▶ **CHALLENGE**:
Leave out the pictures and retype only the lines from the opening line to the line that holds "import matplotlib.pyplot as plt", both ends included.

[Rows from a dataset of charts and code]
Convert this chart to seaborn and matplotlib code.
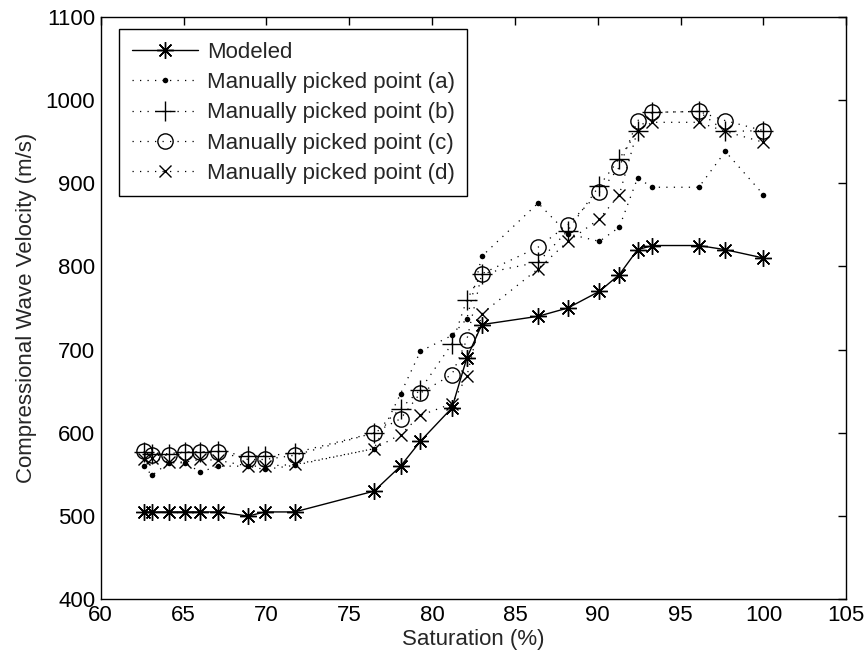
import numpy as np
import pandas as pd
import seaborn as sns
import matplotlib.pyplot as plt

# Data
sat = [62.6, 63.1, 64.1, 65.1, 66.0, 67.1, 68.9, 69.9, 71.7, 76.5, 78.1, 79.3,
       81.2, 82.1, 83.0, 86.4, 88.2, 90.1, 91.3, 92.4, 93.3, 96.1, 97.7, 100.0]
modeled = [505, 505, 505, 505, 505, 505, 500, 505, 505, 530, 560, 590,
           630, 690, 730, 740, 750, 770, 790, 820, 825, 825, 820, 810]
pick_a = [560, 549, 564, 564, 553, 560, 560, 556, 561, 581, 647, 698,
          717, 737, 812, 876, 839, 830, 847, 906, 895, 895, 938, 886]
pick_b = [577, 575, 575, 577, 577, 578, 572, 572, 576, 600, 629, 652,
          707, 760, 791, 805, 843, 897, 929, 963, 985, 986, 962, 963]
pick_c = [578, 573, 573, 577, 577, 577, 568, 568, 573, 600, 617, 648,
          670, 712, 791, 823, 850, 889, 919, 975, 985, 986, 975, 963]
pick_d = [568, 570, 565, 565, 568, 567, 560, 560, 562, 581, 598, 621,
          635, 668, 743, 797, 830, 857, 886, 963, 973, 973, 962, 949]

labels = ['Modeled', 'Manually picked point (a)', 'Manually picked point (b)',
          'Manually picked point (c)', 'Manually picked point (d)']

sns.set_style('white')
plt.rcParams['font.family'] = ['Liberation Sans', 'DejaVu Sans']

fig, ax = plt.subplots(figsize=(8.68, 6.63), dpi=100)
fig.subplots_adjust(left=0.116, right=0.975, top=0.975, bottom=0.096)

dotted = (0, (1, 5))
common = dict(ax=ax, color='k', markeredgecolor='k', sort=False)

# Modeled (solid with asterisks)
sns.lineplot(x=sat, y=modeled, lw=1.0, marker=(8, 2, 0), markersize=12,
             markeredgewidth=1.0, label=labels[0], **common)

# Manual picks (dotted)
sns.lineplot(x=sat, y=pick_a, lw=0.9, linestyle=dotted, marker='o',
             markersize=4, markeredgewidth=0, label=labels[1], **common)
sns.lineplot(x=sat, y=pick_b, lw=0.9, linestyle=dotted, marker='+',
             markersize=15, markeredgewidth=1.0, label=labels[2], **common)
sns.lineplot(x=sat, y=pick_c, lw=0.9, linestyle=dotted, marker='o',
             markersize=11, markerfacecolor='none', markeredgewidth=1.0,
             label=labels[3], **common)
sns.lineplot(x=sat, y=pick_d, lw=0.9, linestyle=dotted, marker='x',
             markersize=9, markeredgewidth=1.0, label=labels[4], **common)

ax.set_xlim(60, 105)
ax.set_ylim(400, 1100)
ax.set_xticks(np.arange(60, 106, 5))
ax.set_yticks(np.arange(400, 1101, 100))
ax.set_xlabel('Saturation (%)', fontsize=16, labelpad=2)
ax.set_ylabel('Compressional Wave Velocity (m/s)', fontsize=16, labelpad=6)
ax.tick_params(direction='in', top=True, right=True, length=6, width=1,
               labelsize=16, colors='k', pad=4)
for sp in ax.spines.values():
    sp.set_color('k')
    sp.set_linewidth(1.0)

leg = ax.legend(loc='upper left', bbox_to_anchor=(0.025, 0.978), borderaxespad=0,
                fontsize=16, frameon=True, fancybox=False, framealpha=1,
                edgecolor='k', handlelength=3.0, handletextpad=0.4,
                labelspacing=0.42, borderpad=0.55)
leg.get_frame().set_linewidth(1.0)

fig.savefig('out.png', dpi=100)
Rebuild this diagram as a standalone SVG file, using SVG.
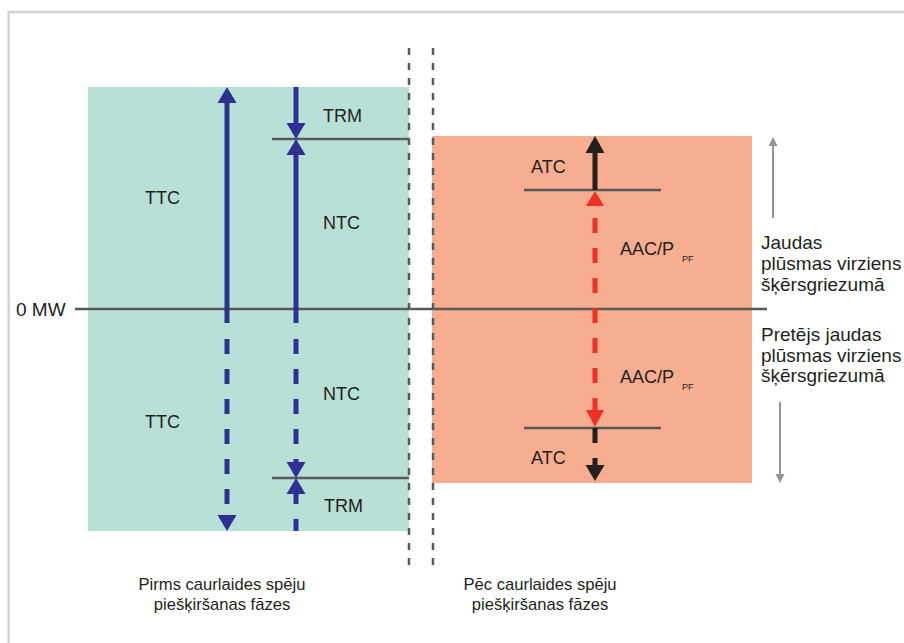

▶ **EXERCISE ANSWER**:
Convert this chart to seaborn and matplotlib code.
import numpy as np
import pandas as pd
import seaborn as sns
import matplotlib.pyplot as plt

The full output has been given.